**** MATERIAL

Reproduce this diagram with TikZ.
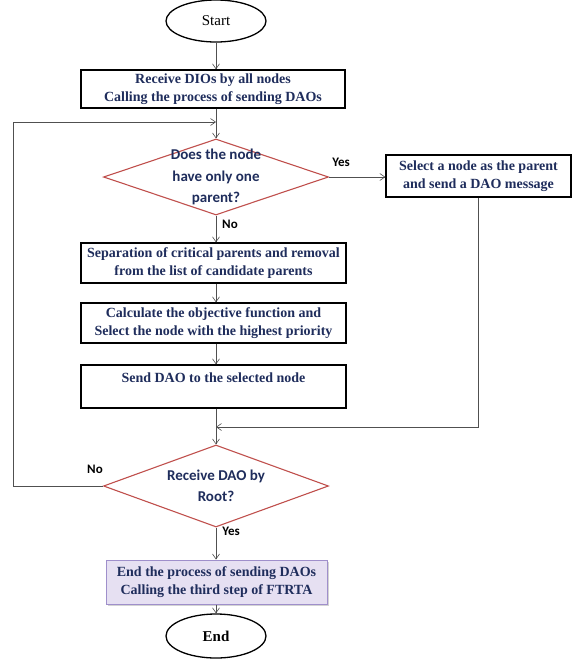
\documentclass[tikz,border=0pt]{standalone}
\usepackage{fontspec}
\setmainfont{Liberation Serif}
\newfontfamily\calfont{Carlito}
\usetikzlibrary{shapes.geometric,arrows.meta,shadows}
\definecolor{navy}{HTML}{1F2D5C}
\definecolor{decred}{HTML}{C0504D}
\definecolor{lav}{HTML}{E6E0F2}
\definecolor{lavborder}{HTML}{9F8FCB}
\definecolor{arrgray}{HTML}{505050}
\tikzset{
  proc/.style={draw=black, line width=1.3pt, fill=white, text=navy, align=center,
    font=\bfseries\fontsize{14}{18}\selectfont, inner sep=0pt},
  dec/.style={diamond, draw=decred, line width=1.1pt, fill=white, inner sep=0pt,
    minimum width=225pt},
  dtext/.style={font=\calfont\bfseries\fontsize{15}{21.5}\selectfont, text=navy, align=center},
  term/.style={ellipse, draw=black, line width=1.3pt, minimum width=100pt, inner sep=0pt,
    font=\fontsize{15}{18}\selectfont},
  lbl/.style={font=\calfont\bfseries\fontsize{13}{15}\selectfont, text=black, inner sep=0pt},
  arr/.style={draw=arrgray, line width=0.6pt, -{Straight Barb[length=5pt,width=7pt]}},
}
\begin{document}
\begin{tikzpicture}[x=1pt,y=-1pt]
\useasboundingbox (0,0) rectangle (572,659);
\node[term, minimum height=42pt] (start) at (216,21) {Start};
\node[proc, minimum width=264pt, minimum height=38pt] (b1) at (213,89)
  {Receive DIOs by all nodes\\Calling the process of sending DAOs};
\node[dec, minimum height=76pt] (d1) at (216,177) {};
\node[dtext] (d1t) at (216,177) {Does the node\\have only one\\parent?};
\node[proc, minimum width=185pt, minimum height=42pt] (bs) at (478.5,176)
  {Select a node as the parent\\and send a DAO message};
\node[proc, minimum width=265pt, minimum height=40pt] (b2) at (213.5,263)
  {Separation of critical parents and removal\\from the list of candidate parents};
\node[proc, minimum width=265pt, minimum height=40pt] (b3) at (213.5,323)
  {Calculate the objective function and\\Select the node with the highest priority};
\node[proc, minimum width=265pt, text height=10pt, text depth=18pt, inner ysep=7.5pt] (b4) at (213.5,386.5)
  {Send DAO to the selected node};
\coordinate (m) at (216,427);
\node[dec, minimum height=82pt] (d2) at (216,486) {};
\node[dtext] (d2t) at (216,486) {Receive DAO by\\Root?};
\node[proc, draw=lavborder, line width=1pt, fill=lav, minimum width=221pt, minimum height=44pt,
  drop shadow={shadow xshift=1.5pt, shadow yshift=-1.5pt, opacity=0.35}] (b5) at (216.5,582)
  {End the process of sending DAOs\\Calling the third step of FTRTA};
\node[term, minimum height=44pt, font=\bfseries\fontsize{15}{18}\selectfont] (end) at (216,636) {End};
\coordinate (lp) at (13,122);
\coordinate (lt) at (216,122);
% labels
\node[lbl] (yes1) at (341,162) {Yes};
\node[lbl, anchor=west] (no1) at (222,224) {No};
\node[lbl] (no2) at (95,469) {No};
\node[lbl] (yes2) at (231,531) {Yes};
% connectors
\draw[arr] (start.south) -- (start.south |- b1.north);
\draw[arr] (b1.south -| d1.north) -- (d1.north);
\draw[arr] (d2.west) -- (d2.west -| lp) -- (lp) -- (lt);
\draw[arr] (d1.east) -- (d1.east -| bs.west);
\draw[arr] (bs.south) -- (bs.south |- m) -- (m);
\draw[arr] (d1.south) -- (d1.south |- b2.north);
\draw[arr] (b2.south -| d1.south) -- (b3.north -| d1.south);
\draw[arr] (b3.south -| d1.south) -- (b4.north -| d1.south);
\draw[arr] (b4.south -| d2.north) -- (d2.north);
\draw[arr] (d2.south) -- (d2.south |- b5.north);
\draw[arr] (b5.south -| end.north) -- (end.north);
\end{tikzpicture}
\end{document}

********

## [TASK PROMPT]
Omit the pictures, then output the rest of the listing exactly.

## [WRITTEN REPLY]
Reproduce this diagram with TikZ.
\documentclass[tikz,border=0pt]{standalone}
\usepackage{fontspec}
\setmainfont{Liberation Serif}
\newfontfamily\calfont{Carlito}
\usetikzlibrary{shapes.geometric,arrows.meta,shadows}
\definecolor{navy}{HTML}{1F2D5C}
\definecolor{decred}{HTML}{C0504D}
\definecolor{lav}{HTML}{E6E0F2}
\definecolor{lavborder}{HTML}{9F8FCB}
\definecolor{arrgray}{HTML}{505050}
\tikzset{
  proc/.style={draw=black, line width=1.3pt, fill=white, text=navy, align=center,
    font=\bfseries\fontsize{14}{18}\selectfont, inner sep=0pt},
  dec/.style={diamond, draw=decred, line width=1.1pt, fill=white, inner sep=0pt,
    minimum width=225pt},
  dtext/.style={font=\calfont\bfseries\fontsize{15}{21.5}\selectfont, text=navy, align=center},
  term/.style={ellipse, draw=black, line width=1.3pt, minimum width=100pt, inner sep=0pt,
    font=\fontsize{15}{18}\selectfont},
  lbl/.style={font=\calfont\bfseries\fontsize{13}{15}\selectfont, text=black, inner sep=0pt},
  arr/.style={draw=arrgray, line width=0.6pt, -{Straight Barb[length=5pt,width=7pt]}},
}
\begin{document}
\begin{tikzpicture}[x=1pt,y=-1pt]
\useasboundingbox (0,0) rectangle (572,659);
\node[term, minimum height=42pt] (start) at (216,21) {Start};
\node[proc, minimum width=264pt, minimum height=38pt] (b1) at (213,89)
  {Receive DIOs by all nodes\\Calling the process of sending DAOs};
\node[dec, minimum height=76pt] (d1) at (216,177) {};
\node[dtext] (d1t) at (216,177) {Does the node\\have only one\\parent?};
\node[proc, minimum width=185pt, minimum height=42pt] (bs) at (478.5,176)
  {Select a node as the parent\\and send a DAO message};
\node[proc, minimum width=265pt, minimum height=40pt] (b2) at (213.5,263)
  {Separation of critical parents and removal\\from the list of candidate parents};
\node[proc, minimum width=265pt, minimum height=40pt] (b3) at (213.5,323)
  {Calculate the objective function and\\Select the node with the highest priority};
\node[proc, minimum width=265pt, text height=10pt, text depth=18pt, inner ysep=7.5pt] (b4) at (213.5,386.5)
  {Send DAO to the selected node};
\coordinate (m) at (216,427);
\node[dec, minimum height=82pt] (d2) at (216,486) {};
\node[dtext] (d2t) at (216,486) {Receive DAO by\\Root?};
\node[proc, draw=lavborder, line width=1pt, fill=lav, minimum width=221pt, minimum height=44pt,
  drop shadow={shadow xshift=1.5pt, shadow yshift=-1.5pt, opacity=0.35}] (b5) at (216.5,582)
  {End the process of sending DAOs\\Calling the third step of FTRTA};
\node[term, minimum height=44pt, font=\bfseries\fontsize{15}{18}\selectfont] (end) at (216,636) {End};
\coordinate (lp) at (13,122);
\coordinate (lt) at (216,122);
% labels
\node[lbl] (yes1) at (341,162) {Yes};
\node[lbl, anchor=west] (no1) at (222,224) {No};
\node[lbl] (no2) at (95,469) {No};
\node[lbl] (yes2) at (231,531) {Yes};
% connectors
\draw[arr] (start.south) -- (start.south |- b1.north);
\draw[arr] (b1.south -| d1.north) -- (d1.north);
\draw[arr] (d2.west) -- (d2.west -| lp) -- (lp) -- (lt);
\draw[arr] (d1.east) -- (d1.east -| bs.west);
\draw[arr] (bs.south) -- (bs.south |- m) -- (m);
\draw[arr] (d1.south) -- (d1.south |- b2.north);
\draw[arr] (b2.south -| d1.south) -- (b3.north -| d1.south);
\draw[arr] (b3.south -| d1.south) -- (b4.north -| d1.south);
\draw[arr] (b4.south -| d2.north) -- (d2.north);
\draw[arr] (d2.south) -- (d2.south |- b5.north);
\draw[arr] (b5.south -| end.north) -- (end.north);
\end{tikzpicture}
\end{document}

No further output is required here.